Si l’on s’endette pour assurer son quotidien, on devrait s’en inquiéter. Par contre, la dette que soutien un programme de développement global, avec des effets structurant, assorti d’un programme de remboursement claire avec le souci d’en sortir est une bonne approche. L’on devrait pouvoir ne s’endetter que, pour financer les projets rentables et porteurs de richesses ; des projets structurants.

L’endettement INSTRUMENT stratégique de contrôle de l’économie

Nous ne devons jamais oublier que derrière cet endettement est tapie une stratégie de domination et de contrôle des économies technologiquement et scientifiquement faibles, cependant détentrices de matières premières et surtout, de plus en plus, des ressources stratégiques. L’on se doute bien que ce qui se cache derrière la dette est loin d’être philanthropique. Nous faisons l’objet d’une dépendance ad vitam aeternam ; on nous balade entre endettement et réduction de la dette, sans jamais franchir son éradication, qui serait alors synonyme de libération. C’est ce que j’appelle le nouvel esclavage.
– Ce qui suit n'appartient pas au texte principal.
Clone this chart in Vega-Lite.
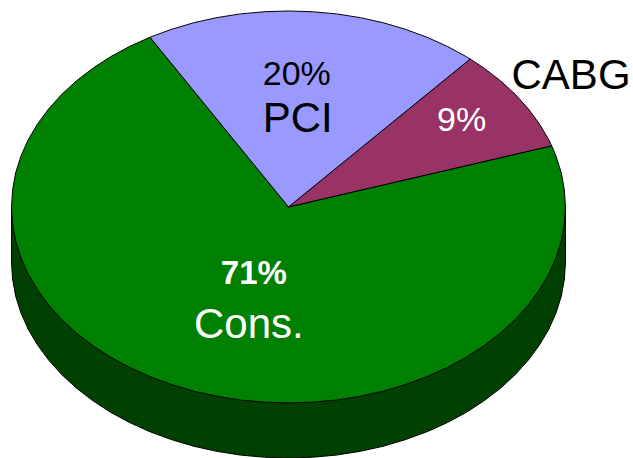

En effet, si on nous prête, c’est bien parce que l’on sait que nous pouvons rembourser. Aucun créancier ne prête à quelqu’un dont l’insolvabilité est avérée ou même constatée. Cela signifie que, bien que nous ne disposions pas de devises, nous restons solvables. Dès lors, le remboursement est adossé sur les matières premières.

Le SERVICE de la dette, une manne pour les KLEPTOCRATES

Nous entendons souvent des leaders d’opinion brandir  l’argument de préservation de nos ressources, pour justifier les « révolutions » que nous observons dans certains pays. Le logiciel d’exploitation de nos ressources a été modifié depuis fort longtemps.  A travers le paiement interminable des intérêts, les services de la dette perpétuent le système, d’autant plus que le montant exact de la dette du pays relève l’occultisme. Cette situation floue et confuse est très  intéressante  pour les kleptocrates qui se servent à profusion.

LA SOLUTION ?

SORTIR ABSOLUMENT DU CYCLE DE L’ENDETTEMENT

   . Ce sera l’objet de notre prochaine contribution

Joseph Marie Eloundou

Consultant Senior

 

[1] Une des premières Banque camerounaise à 100%, entrée en banqueroute au début des années 90. Elle avait bénéficié d’une subvention de l’ONCPB, d’un montant de 106.750.000 FCFA.

[2] Bien d’autres Banques et Fonds (tous liquidés) avaient bénéficié des mêmes faveurs. Ce sont notamment : la STANDARD BANK : 70.000.000 FCFA ; le FONADER 30.milliards ;

[3] Fonds Monétaire International.

[4] C'était des recettes que l'on appliquait presqu'indifféremment à toutes les économies en crise et sous le contrôle du FMI.

[5] Au cours des processus d'ajustement sur donne quelques bouffées d'oxygène au pays qui est dans le piège de l'ajustement, des perfusions pour le maintenir dans un état végétatif et dépendant.

[6] Le Cameroun était passé de pays à revenu intermédiaire à Pays Pauvre très Endetté (PPTE). Pour accéder et « bénéficier » du soutien économique de l'Initiative PPTE, il fallait plus courageusement successivement les Etapes du point de Décision (1997-2000) ; du Point d'Achèvement 2000 à 2006.